→ Source material:

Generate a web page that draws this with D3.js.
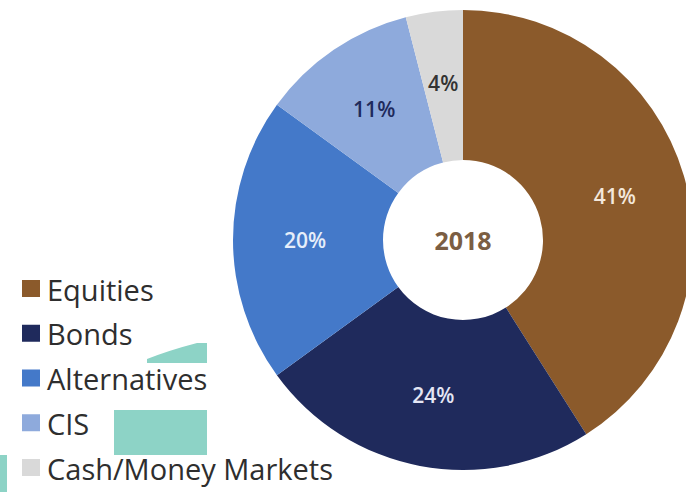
<!DOCTYPE html>
<html>
<head>
<meta charset="utf-8">
<script src="https://cdn.jsdelivr.net/npm/d3@7"></script>
<style>
  html, body { margin: 0; padding: 0; background: #ffffff; }
  svg { display: block; }
</style>
</head>
<body>
<svg id="chart" width="686" height="492"></svg>
<script>
const categories = ["Equities", "Bonds", "Alternatives", "CIS", "Cash/Money Markets"];
const values = [41, 24, 20, 11, 4];
const labels = ["41%", "24%", "20%", "11%", "4%"];
const colors = ["#8b5a2b", "#1f2a5c", "#4479c9", "#8eaadc", "#d9d9d9"];
const labelColors = ["#f4e8dc", "#e4e6f4", "#e6eefa", "#1f2a5c", "#333333"];
const centerLabel = "2018";

const svg = d3.select("#chart");
const W = 686, H = 492;
svg.append("rect").attr("width", W).attr("height", H).attr("fill", "#fff");

const cx = 463, cy = 240, outerR = 230, innerR = 80, labelR = 158;

const data = categories.map((c, i) => ({ cat: c, value: values[i], label: labels[i], color: colors[i], lc: labelColors[i] }));

const pie = d3.pie().value(d => d.value).sort(null);
const arc = d3.arc().innerRadius(innerR).outerRadius(outerR);
const labelArc = d3.arc().innerRadius(labelR).outerRadius(labelR);

const g = svg.append("g").attr("transform", `translate(${cx},${cy})`);
const arcs = pie(data);

g.selectAll("path.slice").data(arcs).join("path")
  .attr("class", "slice")
  .attr("d", arc)
  .attr("fill", d => d.data.color);

g.selectAll("text.pct").data(arcs).join("text")
  .attr("class", "pct")
  .attr("transform", d => `translate(${labelArc.centroid(d)})`)
  .attr("text-anchor", "middle")
  .attr("dominant-baseline", "central")
  .attr("font-family", "'Open Sans', sans-serif")
  .attr("font-size", 21)
  .attr("font-weight", 600)
  .attr("fill", d => d.data.lc)
  .text(d => d.data.label);

g.append("text")
  .attr("text-anchor", "middle")
  .attr("dominant-baseline", "central")
  .attr("font-family", "'Open Sans', sans-serif")
  .attr("font-size", 25)
  .attr("font-weight", 700)
  .attr("fill", "#7b5e43")
  .text(centerLabel);

// Legend
const legendY = d3.scalePoint().domain(categories).range([289, 468]);
const lg = svg.append("g");
const rows = lg.selectAll("g.row").data(data).join("g")
  .attr("class", "row")
  .attr("transform", d => `translate(0,${legendY(d.cat)})`);
rows.append("rect")
  .attr("x", 22).attr("y", -9).attr("width", 18).attr("height", 17)
  .attr("fill", d => d.color);
rows.append("text")
  .attr("x", 47).attr("y", 0)
  .attr("dominant-baseline", "central")
  .attr("font-family", "'Open Sans', sans-serif")
  .attr("font-size", 29)
  .attr("fill", "#2e2e2e")
  .text(d => d.cat);

// Teal decorative patches present in the reference image
const teal = "#8dd3c6";
svg.append("path")
  .attr("d", "M147,363 L147,359 Q170,350 197,343 L207,343 L207,363 Z")
  .attr("fill", teal);
svg.append("rect").attr("x", 114).attr("y", 410).attr("width", 93).attr("height", 45).attr("fill", teal);
svg.append("rect").attr("x", 0).attr("y", 455).attr("width", 7).attr("height", 37).attr("fill", teal);
</script>
</body>
</html>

→ Written instruction:
Print each line of the material above exactly, with the pictures removed from your copy.

→ Complete output:
Generate a web page that draws this with D3.js.
<!DOCTYPE html>
<html>
<head>
<meta charset="utf-8">
<script src="https://cdn.jsdelivr.net/npm/d3@7"></script>
<style>
  html, body { margin: 0; padding: 0; background: #ffffff; }
  svg { display: block; }
</style>
</head>
<body>
<svg id="chart" width="686" height="492"></svg>
<script>
const categories = ["Equities", "Bonds", "Alternatives", "CIS", "Cash/Money Markets"];
const values = [41, 24, 20, 11, 4];
const labels = ["41%", "24%", "20%", "11%", "4%"];
const colors = ["#8b5a2b", "#1f2a5c", "#4479c9", "#8eaadc", "#d9d9d9"];
const labelColors = ["#f4e8dc", "#e4e6f4", "#e6eefa", "#1f2a5c", "#333333"];
const centerLabel = "2018";

const svg = d3.select("#chart");
const W = 686, H = 492;
svg.append("rect").attr("width", W).attr("height", H).attr("fill", "#fff");

const cx = 463, cy = 240, outerR = 230, innerR = 80, labelR = 158;

const data = categories.map((c, i) => ({ cat: c, value: values[i], label: labels[i], color: colors[i], lc: labelColors[i] }));

const pie = d3.pie().value(d => d.value).sort(null);
const arc = d3.arc().innerRadius(innerR).outerRadius(outerR);
const labelArc = d3.arc().innerRadius(labelR).outerRadius(labelR);

const g = svg.append("g").attr("transform", `translate(${cx},${cy})`);
const arcs = pie(data);

g.selectAll("path.slice").data(arcs).join("path")
  .attr("class", "slice")
  .attr("d", arc)
  .attr("fill", d => d.data.color);

g.selectAll("text.pct").data(arcs).join("text")
  .attr("class", "pct")
  .attr("transform", d => `translate(${labelArc.centroid(d)})`)
  .attr("text-anchor", "middle")
  .attr("dominant-baseline", "central")
  .attr("font-family", "'Open Sans', sans-serif")
  .attr("font-size", 21)
  .attr("font-weight", 600)
  .attr("fill", d => d.data.lc)
  .text(d => d.data.label);

g.append("text")
  .attr("text-anchor", "middle")
  .attr("dominant-baseline", "central")
  .attr("font-family", "'Open Sans', sans-serif")
  .attr("font-size", 25)
  .attr("font-weight", 700)
  .attr("fill", "#7b5e43")
  .text(centerLabel);

// Legend
const legendY = d3.scalePoint().domain(categories).range([289, 468]);
const lg = svg.append("g");
const rows = lg.selectAll("g.row").data(data).join("g")
  .attr("class", "row")
  .attr("transform", d => `translate(0,${legendY(d.cat)})`);
rows.append("rect")
  .attr("x", 22).attr("y", -9).attr("width", 18).attr("height", 17)
  .attr("fill", d => d.color);
rows.append("text")
  .attr("x", 47).attr("y", 0)
  .attr("dominant-baseline", "central")
  .attr("font-family", "'Open Sans', sans-serif")
  .attr("font-size", 29)
  .attr("fill", "#2e2e2e")
  .text(d => d.cat);

// Teal decorative patches present in the reference image
const teal = "#8dd3c6";
svg.append("path")
  .attr("d", "M147,363 L147,359 Q170,350 197,343 L207,343 L207,363 Z")
  .attr("fill", teal);
svg.append("rect").attr("x", 114).attr("y", 410).attr("width", 93).attr("height", 45).attr("fill", teal);
svg.append("rect").attr("x", 0).attr("y", 455).attr("width", 7).attr("height", 37).attr("fill", teal);
</script>
</body>
</html>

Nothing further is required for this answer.